Remember in the 2004 presidential campaign when George W. Bush and John Kerry briefly sparred over the price of gas? Democrats predictably blamed “Big Oil” and promised Congressional investigations. Republicans blamed Democrats and environmentalists for blocking efforts to build more refineries and drill for more oil, especially in Alaska. The tussle failed to attract more than the attention of a couple of political reporters. Why? Gas prices nationally were $1.80 a gallon, and only in California did they rise above $2 a gallon.
Well get ready for $5 a gallon fuel next summer when the price of gasoline becomes the issue of the presidential campaign. At that price, gasoline will top Iraq as the top concern of most voting Americans. And get ready for the Republican message machine to do what it does best: focus on a single issue, identify villains, command the message agenda, propose actions that working people find plausible, dial into its constituency, and pull the G.O.P. into position to win an election it has no business even being competitive in.
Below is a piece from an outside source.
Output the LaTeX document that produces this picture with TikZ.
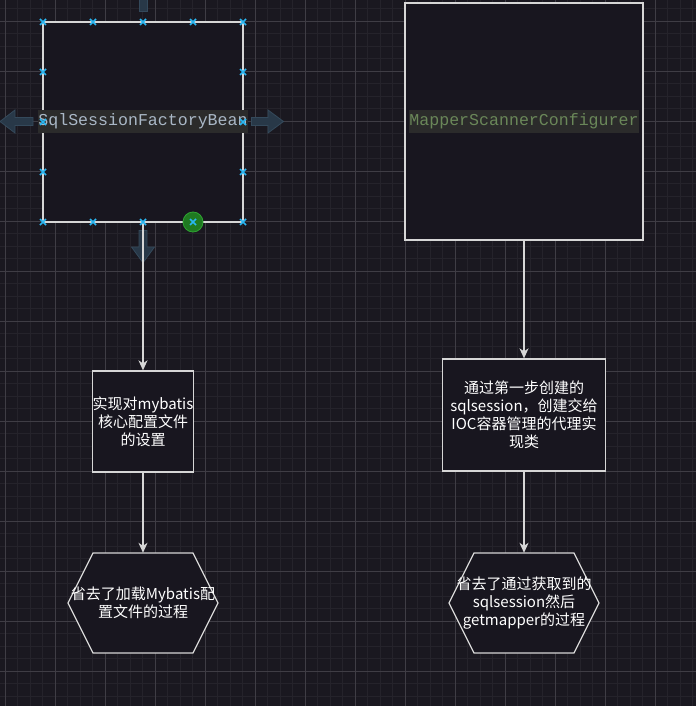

Here are the suppositions and observations upon which this scenario is built. First, gasoline prices have climbed nearly 60 percent over the last five months — in January the national average was $2.33 a gallon — and this month reached $3.65 a gallon in northern Michigan, just 35 cents less a gallon than the $4 level I predicted in April. The knife edge that separates demand and supply is so sharp now that any number of supply disruptions in the United States or overseas — storms, plant outages, strikes, pipeline failures, shipwrecks — can cause prices to rise 25 cents in a day, as we saw here in late April. It’s easy to forecast $5 a gallon next summer. The underlying market forces are pushing prices inexorably higher.
Second, fuel prices affect every American, regardless of whether they live in cities and barely use their vehicles, or live in the suburbs and rural regions and drive 20,000 miles a year or more. The rising cost of fuel is one of the most closely watched indicators of economic and social well-being because until the nation figures out that cars, highways, strip malls and parking lots are no longer the best measure of what makes a place great, the United States will continue to experience a collective stomach ache in most households, and in some real hardship. This month my family’s fuel bill rose from the $325 a month that we normally spend on gasoline to over $500 a month. I earn a decent living and we are fortunate to be able to fold the extra cost into our budget. But for hundreds of families in this rural region who drive as much or more than we do, an extra $175 a month for fuel is the difference between survival and foreclosure.
The Traverse City Record-Eagle reported on Sunday that home foreclosures have quadrupled in northwest Michigan since 2000, and with gas prices climbing the numbers will accelerate. School administrators in our rural district anticipate enrollment will drop in September by 81 kids, a six percent decline from enrollment this year. In other words, 35 families with children are expected to leave Benzie Countyover the summer.
Third, the suburban and rural voters affected most by $5 a gallon gas live in predominantly Republican red counties. Though they may be disillusioned with George Bush and his administration of inept managers (I’m being delibarately kind out of respect for my GOP readers) they are still inclined to vote Republican if the party convenes around a candidate and a message that makes sense. For the G.O.P message masters, $5 a gallon gas is an easy one. They know high gas prices aren’t just an irritant for their working family constituency in the suburbs and rural areas. It’s an emergency. They can lay the blame at the feet of liberals who blocked the oil industry from developing new reserves and used regulatory barriers to impede construction of new refineries. They can convince their voters that the solution lies in electing Republicans who will open offshore fields and the Alaskan National Wildlife Refuge to exploration, limit the reach of onerous regulations that further limit supplies, and offer even more subsidies and incentives to the oil industry to build new refineries.
Whether the Republican solutions have any merit — and none of them do — is not the point in a presidential campaign. As we’ve learned in this century, facts and truth are not necessarily the most important building blocks to credibility. More important for the anticipated Republican message is that the Democrats, once again, have no message on gasoline prices. Check out House Speaker Nancy Pelosi’s grand standing on the issue in Washington earlier this month (see video). The Center For American Progress, a prominent Democratic activist think tank in Washington, is a good example of the Democrats’ absolute failure to anticipate and respond to the issue. The Center’s recipe for dealing with high gasoline prices involves (1) blaming the oil companies, (2) comiserating with consumers, and (3) noting that lower prices would be a benefit to millions of Americans. It’s pathetic.
If Democrats fail to develop a clearer and more relevant response to $5 a gallon gas — some mix of unexpected short-term relief like a gas tax moratorium with a realistic menu of emergency and longer term fuel economy rules, vastly increased investments in alternatives to driving, and incentives for designing more compact communities — they are likely to lose the White House again.